(Sumber gambar : Liputan 6) |
Siang
kemarin, saya sempat chit chat dengan cemeweifodkhfnovg, kami membahas tentang video terbaru Dedy
Corbuzier yang diunggah di channel pribadi miliknya. Entah kenapa, tiba-tiba
kami membahas sebuah lagu yang notabene untuk anak-anak. Orang jawa tentu saja
sangat familiar dengan lagu ini. Gundul-gundul pacul.
Plemik
perpolitikan apapun yang sedang terjadi saat ini, menurut saya pribadi adalah
hal remeh temeh. Jokowi VS Prabowo. Pertemanan yang kokoh bisa sedikit retak
gara-gara itu.
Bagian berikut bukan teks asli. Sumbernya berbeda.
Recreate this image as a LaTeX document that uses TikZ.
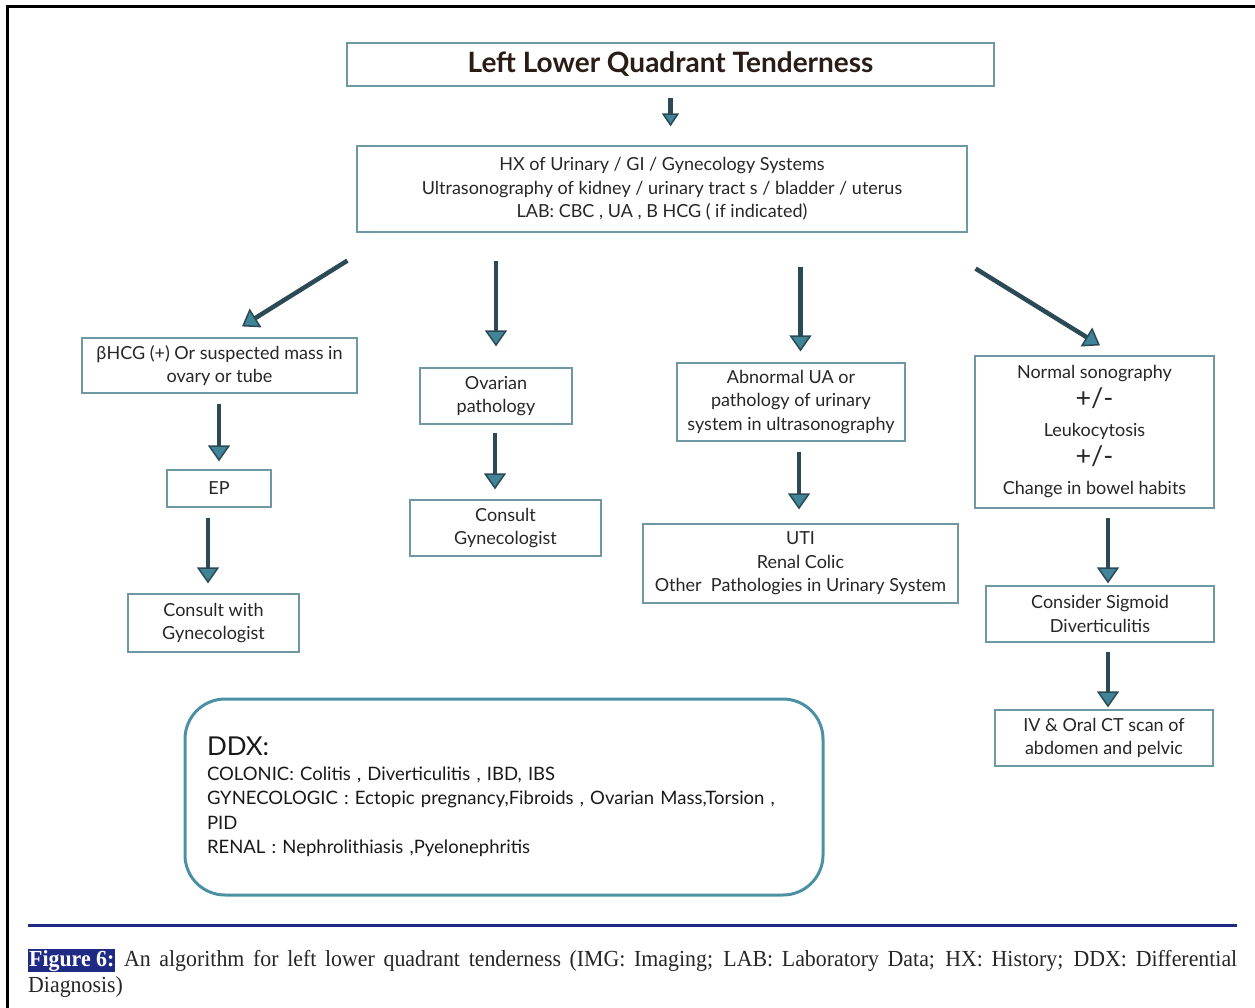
\documentclass[tikz,border=0pt]{standalone}
\usepackage{fontspec}
\setmainfont{Lato}
\newfontfamily\capfont[FakeStretch=0.95]{Liberation Serif}
\usetikzlibrary{arrows.meta,calc}
\definecolor{boxline}{HTML}{6E98A4}
\definecolor{arrowdark}{HTML}{2C4A56}
\definecolor{arrowfill}{HTML}{3F8497}
\definecolor{ddxline}{HTML}{4B91A3}
\definecolor{rulecol}{HTML}{1F2A85}
\definecolor{titlecol}{HTML}{2A1C16}
\tikzset{
	box/.style={draw=boxline, line width=1.2pt, inner sep=0pt, align=center,
		font=\fontsize{18}{23.5}\selectfont, text=black!85},
	flowarrow/.style={draw=arrowdark, line width=4.5pt,
		-{Triangle[width=22pt,length=16pt,fill=arrowfill,line width=1.5pt]}}
}

\begin{document}
\begin{tikzpicture}[x=1pt,y=-1pt]
	\useasboundingbox (0,0) rectangle (1255,1008);
	% frame and caption rule
	\draw[line width=3pt] (7,1008) -- (7,7) -- (1255,7);
	\draw[rulecol, line width=3pt] (28,925) -- (1237,925);

	\node[box, minimum width=647pt, minimum height=43pt, text=titlecol,
		font=\bfseries\fontsize{28}{30}\selectfont] (title) at (670.5,64.5)
		{Left Lower Quadrant Tenderness};
	\node[box, minimum width=610pt, minimum height=86pt] (hx) at (662,189)
		{HX of Urinary / GI / Gynecology Systems\\
		 Ultrasonography of kidney / urinary tract s / bladder / uterus\\
		 LAB: CBC , UA , B HCG ( if indicated)};

	% left column
	\node[box, minimum width=275pt, minimum height=55pt] (bhcg) at (219.5,365.5)
		{βHCG (+) Or suspected mass in\\ ovary or tube};
	\node[box, minimum width=104pt, minimum height=37pt] (ep) at (219,488.5) {EP};
	\node[box, minimum width=171pt, minimum height=58pt] (cons1) at (213.5,623)
		{Consult with\\ Gynecologist};

	% ovarian column
	\node[box, minimum width=152pt, minimum height=56pt] (ovar) at (496,396)
		{Ovarian\\ pathology};
	\node[box, minimum width=191pt, minimum height=56pt] (cons2) at (505.5,528)
		{Consult\\ Gynecologist};

	% urinary column
	\node[box, minimum width=228pt, minimum height=78pt] (ua) at (791,402)
		{Abnormal UA or\\ pathology of urinary\\ system in ultrasonography};
	\node[box, minimum width=315pt, minimum height=79pt] (uti) at (800.5,563.5)
		{UTI\\ Renal Colic\\ Other\ \ Pathologies in Urinary System};

	% right column
	\node[box, minimum width=239pt, minimum height=152pt, font=\fontsize{18}{29}\selectfont]
		(norm) at (1094.5,432)
		{Normal sonography\\
		 {\fontsize{27}{29}\selectfont +/-}\\
		 Leukocytosis\\
		 {\fontsize{27}{29}\selectfont +/-}\\
		 Change in bowel habits};
	\node[box, minimum width=228pt, minimum height=56pt] (sig) at (1100,614)
		{Consider Sigmoid\\ Diverticulitis};
	\node[box, minimum width=218pt, minimum height=56pt] (ct) at (1104,738)
		{IV \& Oral CT scan of\\ abdomen and pelvic};

	% differential diagnosis
	\node[draw=ddxline, line width=3pt, rounded corners=40pt, minimum width=638pt,
		minimum height=196pt, inner xsep=22pt, inner ysep=0pt, text width=594pt,
		align=left, font=\fontsize{18.5}{24.5}\selectfont, text=black!90] (ddx) at (504,797)
		{{\fontsize{26}{30}\selectfont DDX:}\\
		 COLONIC: Colitis , Diverticulitis , IBD, IBS\\
		 GYNECOLOGIC : Ectopic pregnancy,Fibroids , Ovarian Mass,Torsion ,\\
		 PID\\
		 RENAL : Nephrolithiasis ,Pyelonephritis};

	% arrows
	\draw[flowarrow, -{Triangle[width=17pt,length=13pt,fill=arrowfill,line width=1.5pt]},
		shorten <=11pt, shorten >=19pt] (title) -- (title |- hx.north);
	\draw[flowarrow]
		($(hx.south west)+(-9,28)$) -- ($(bhcg.north)+(22.5,-11)$);
	\draw[flowarrow, shorten <=28pt, shorten >=21pt] (ovar.north |- hx.south) -- (ovar.north);
	\draw[flowarrow, shorten <=34pt, shorten >=11pt] (uti |- hx.south) -- (uti |- ua.north);
	\draw[flowarrow]
		($(hx.south east)+(8,36)$) -- ($(norm.north)+(5.5,-10)$);
	\draw[flowarrow, shorten <=10pt, shorten >=8pt] (ep |- bhcg.south) -- (ep.north);
	\draw[flowarrow, shorten <=10pt, shorten >=10pt] ([xshift=-11pt]ep.south) -- ([xshift=-5.5pt]cons1.north);
	\draw[flowarrow, shorten <=8pt, shorten >=10pt] ([xshift=-1pt]ovar.south) -- ([xshift=-10.5pt]cons2.north);
	\draw[flowarrow, shorten <=10pt, shorten >=14pt] ([xshift=8pt]ua.south) -- ([xshift=-1.5pt]uti.north);
	\draw[flowarrow, shorten <=9pt, shorten >=2pt] ([xshift=8pt]sig.north |- norm.south) -- ([xshift=8pt]sig.north);
	\draw[flowarrow, shorten <=9pt, shorten >=2pt] ([xshift=8pt]sig.south) -- ([xshift=4pt]ct.north);

	% caption
	\node[anchor=north west, inner sep=0pt, text width=1209pt, align=justify,
		font=\capfont\fontsize{23}{26}\selectfont, text=black!85] (cap) at (28,949)
		{\setlength{\fboxsep}{1pt}\colorbox{rulecol}{\textcolor{white}{\textbf{Figure 6:}}}
		 An algorithm for left lower quadrant tenderness (IMG: Imaging; LAB: Laboratory Data;
		 HX: History; DDX: Differential\linebreak Diagnosis)};
\end{tikzpicture}
\end{document}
Berbeda pilihan politik seakan menjadi perbedaan mahdzab yang
sangat keras. Rupanya, pengkafiran bukan hanya terjadi pada ruang lingkup
agama. Politik pun sekarang mengarah ke sesuatu yang bodoh. Jika Rudi memilih
Jokowi, maka Rudi akan dicap ‘kafir’ oleh Fuad yang memilih Prabowo. Begitu
juga sebaliknya. Tentu saja, kafir disini bukan kafir secara harfiah. Atau saya
mungkin bisa meminjam bahasa Tretan Muslim, siapapun yang tidak sepihak
dengannya, berarti ‘Bukan Golongan Kami’.
Politik
yang seharusnya menjadi jalan untuk berbuat baik, kini samar nampak
menyesatkan. Perang, setiap hari terjadi di merdia-media sosial. Pesta
demokrasi yang seharusnya membebaskan dan rahasia, kini menjadi sebuah wacana
golongan untuk unjuk kekuatan dan kebenaran. Saya tidak mempermasalahkan itu
semua, tapi ada satu hal yang ingin saya sampaikan kepada baik Pak Jokowi
ataupun Pak Prabowo. Ingatlah Gundul-Gundul Pacul.
Memang,
apa hubungannya politik dengan lagu para bocah ini?
Gundul-gundul
pacul, gembelengan
Nyunggi-nyunggi
wakul, gembelengan
Wakul nggelimpang, segane dadi sak latar
Ingatlah
wahai para pejabat dan tokoh politik elit, kalian menjabat bukan karena kuasa
partai atau kekuatan intelektual serta retorika kalian. Kalian bisa menjabat
karena kekuatan dan wewenang rakyat. Maka jangan pernah sekali-kali
mengkhianati juragan kalian, atau bahkan menyengsarakan juragan kalian. Hanya
orang bodoh dan tak tau diri yang berani membangkang kepada majikannya. Maka,
lihatlah penjabaran Gundul-Gundul Pacul ini agar kalian paham!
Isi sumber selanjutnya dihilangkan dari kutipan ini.